DATA EXCERPT >>
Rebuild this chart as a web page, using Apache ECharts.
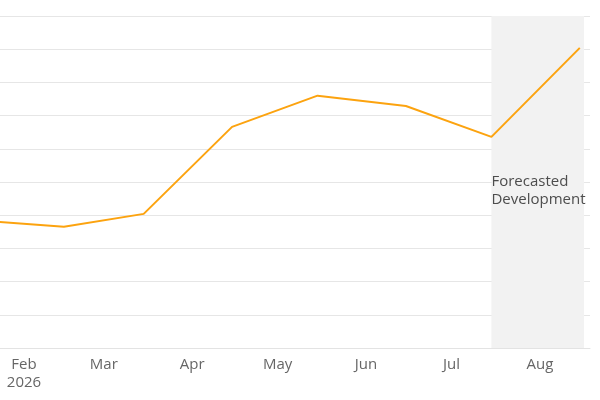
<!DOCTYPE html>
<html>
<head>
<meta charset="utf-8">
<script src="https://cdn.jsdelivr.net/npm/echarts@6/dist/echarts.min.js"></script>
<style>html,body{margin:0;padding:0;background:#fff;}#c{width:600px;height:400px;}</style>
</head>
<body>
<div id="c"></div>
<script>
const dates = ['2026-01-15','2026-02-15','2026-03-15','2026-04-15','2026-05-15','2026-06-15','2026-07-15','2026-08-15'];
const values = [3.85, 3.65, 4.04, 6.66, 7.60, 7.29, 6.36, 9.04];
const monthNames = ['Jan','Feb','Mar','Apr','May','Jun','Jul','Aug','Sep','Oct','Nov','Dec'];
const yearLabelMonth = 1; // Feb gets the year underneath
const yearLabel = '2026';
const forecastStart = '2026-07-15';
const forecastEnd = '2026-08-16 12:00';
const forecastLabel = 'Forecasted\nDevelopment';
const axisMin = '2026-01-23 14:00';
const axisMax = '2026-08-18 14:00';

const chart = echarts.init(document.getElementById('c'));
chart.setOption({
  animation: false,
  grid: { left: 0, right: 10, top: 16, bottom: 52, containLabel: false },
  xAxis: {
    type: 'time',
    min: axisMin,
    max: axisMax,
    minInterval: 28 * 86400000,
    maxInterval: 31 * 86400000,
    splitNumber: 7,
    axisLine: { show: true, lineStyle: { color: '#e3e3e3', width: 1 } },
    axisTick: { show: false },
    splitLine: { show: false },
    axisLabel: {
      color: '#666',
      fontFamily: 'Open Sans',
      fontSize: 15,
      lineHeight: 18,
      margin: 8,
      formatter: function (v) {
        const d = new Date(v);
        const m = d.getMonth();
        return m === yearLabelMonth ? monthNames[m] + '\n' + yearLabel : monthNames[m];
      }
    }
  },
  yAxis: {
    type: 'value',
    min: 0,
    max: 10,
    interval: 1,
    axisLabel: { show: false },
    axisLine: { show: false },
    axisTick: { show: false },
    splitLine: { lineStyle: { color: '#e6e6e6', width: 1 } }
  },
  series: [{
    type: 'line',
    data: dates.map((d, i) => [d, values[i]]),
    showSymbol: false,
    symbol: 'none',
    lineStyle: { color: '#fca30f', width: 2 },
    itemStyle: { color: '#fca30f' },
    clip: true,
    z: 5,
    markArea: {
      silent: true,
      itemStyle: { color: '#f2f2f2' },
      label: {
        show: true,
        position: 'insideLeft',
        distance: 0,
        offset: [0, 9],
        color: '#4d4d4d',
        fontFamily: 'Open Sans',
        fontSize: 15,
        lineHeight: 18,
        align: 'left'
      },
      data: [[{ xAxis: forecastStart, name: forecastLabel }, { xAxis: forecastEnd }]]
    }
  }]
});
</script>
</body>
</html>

INSTRUCTIONS TO FOLLOW >>
Make an exact copy of the data above, pictures excluded.

RESPONSE TO THE TASK >>
Rebuild this chart as a web page, using Apache ECharts.
<!DOCTYPE html>
<html>
<head>
<meta charset="utf-8">
<script src="https://cdn.jsdelivr.net/npm/echarts@6/dist/echarts.min.js"></script>
<style>html,body{margin:0;padding:0;background:#fff;}#c{width:600px;height:400px;}</style>
</head>
<body>
<div id="c"></div>
<script>
const dates = ['2026-01-15','2026-02-15','2026-03-15','2026-04-15','2026-05-15','2026-06-15','2026-07-15','2026-08-15'];
const values = [3.85, 3.65, 4.04, 6.66, 7.60, 7.29, 6.36, 9.04];
const monthNames = ['Jan','Feb','Mar','Apr','May','Jun','Jul','Aug','Sep','Oct','Nov','Dec'];
const yearLabelMonth = 1; // Feb gets the year underneath
const yearLabel = '2026';
const forecastStart = '2026-07-15';
const forecastEnd = '2026-08-16 12:00';
const forecastLabel = 'Forecasted\nDevelopment';
const axisMin = '2026-01-23 14:00';
const axisMax = '2026-08-18 14:00';

const chart = echarts.init(document.getElementById('c'));
chart.setOption({
  animation: false,
  grid: { left: 0, right: 10, top: 16, bottom: 52, containLabel: false },
  xAxis: {
    type: 'time',
    min: axisMin,
    max: axisMax,
    minInterval: 28 * 86400000,
    maxInterval: 31 * 86400000,
    splitNumber: 7,
    axisLine: { show: true, lineStyle: { color: '#e3e3e3', width: 1 } },
    axisTick: { show: false },
    splitLine: { show: false },
    axisLabel: {
      color: '#666',
      fontFamily: 'Open Sans',
      fontSize: 15,
      lineHeight: 18,
      margin: 8,
      formatter: function (v) {
        const d = new Date(v);
        const m = d.getMonth();
        return m === yearLabelMonth ? monthNames[m] + '\n' + yearLabel : monthNames[m];
      }
    }
  },
  yAxis: {
    type: 'value',
    min: 0,
    max: 10,
    interval: 1,
    axisLabel: { show: false },
    axisLine: { show: false },
    axisTick: { show: false },
    splitLine: { lineStyle: { color: '#e6e6e6', width: 1 } }
  },
  series: [{
    type: 'line',
    data: dates.map((d, i) => [d, values[i]]),
    showSymbol: false,
    symbol: 'none',
    lineStyle: { color: '#fca30f', width: 2 },
    itemStyle: { color: '#fca30f' },
    clip: true,
    z: 5,
    markArea: {
      silent: true,
      itemStyle: { color: '#f2f2f2' },
      label: {
        show: true,
        position: 'insideLeft',
        distance: 0,
        offset: [0, 9],
        color: '#4d4d4d',
        fontFamily: 'Open Sans',
        fontSize: 15,
        lineHeight: 18,
        align: 'left'
      },
      data: [[{ xAxis: forecastStart, name: forecastLabel }, { xAxis: forecastEnd }]]
    }
  }]
});
</script>
</body>
</html>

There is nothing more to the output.